Policymakers insist they will not delay introducing new ways of delivering agricultural support to Welsh farmers, including the planned phasing out of direct farm subsidies from 2021.
The Welsh government was reacting to speculation surrounding a statement made by first minister of Wales Mark Drakeford on Tuesday (16 July).
He announced that a draft law for agriculture reforms post Brexit would not be considered by the Welsh Assembly until after its next elections.
Those elections are not until 2021, and this has raised a question mark over whether the government’s timeframe is realistic, as the Welsh Agriculture Bill must pass through four stages to become law.

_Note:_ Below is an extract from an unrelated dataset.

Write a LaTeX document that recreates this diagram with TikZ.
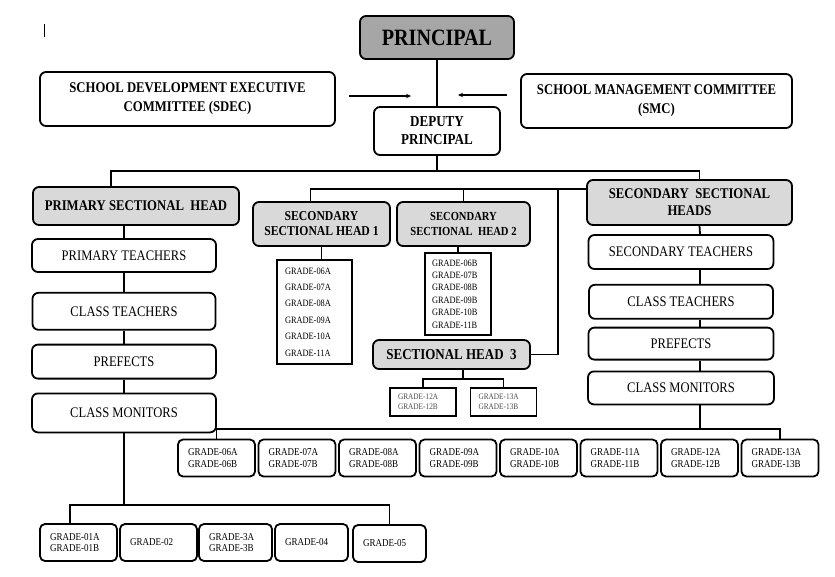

Under the current timetable, farmers will receive their last full Basic Payment Scheme (BPS) payment in 2020.
BPS faces axe
The farming industry was quick to react to Mr Drakeford’s announcement, hailing it as a “welcome delay” to the government’s planned timeframe to axe the BPS and replace it with payments to farmers for work that protects and enhances the environment.
According to the Farmers’ Union of Wales, “putting the brakes on moves to rapidly introduce radical changes to rural policies” was “an obvious way to avoid an administrative meltdown”.
But that reaction may be premature as, according to the government, the content of Mr Drakeford’s announcement has been misrepresented.
It is adamant it is not delaying its reform plans for agriculture.
“Our timetable for reform remains unchanged and we will publish a White Paper next year,” a spokesperson pointed out.
The government said it would be able to “develop new systems of support” through powers ministers will be given in the UK Agriculture Bill, currently passing through parliament.
But lack of progress on Brexit has stalled that bill, casting doubt on plans in England to phase out direct support to farmers over a seven-year period beginning in 2021.
Mr Drakeford’s statement on Tuesday also raised questions on whether Wales would push ahead in the next year with a new law to replace the EU’s environmental protections.
The devolved administration is talking to other UK governments about whether to implement these changes at a UK or Welsh level.
The Welsh government said it would need to “consider carefully” the approach being taken in Wales compared with the rest of the UK, pointing out that environmental legislation in Wales is set out in the Environment Act and Wellbeing of Future Generations Act.
Legislation to protect the environment in Wales would need to take into account requirements from potential transition or future trading agreements with the EU.
In England, NFU president Minette Batters has warned that the ongoing uncertainty over Brexit could result in a delay in agricultural transition.
But Defra secretary Michael Gove said progress is in the hands of parliament, adding that the sooner the Agriculture Bill was on the statute books, the better.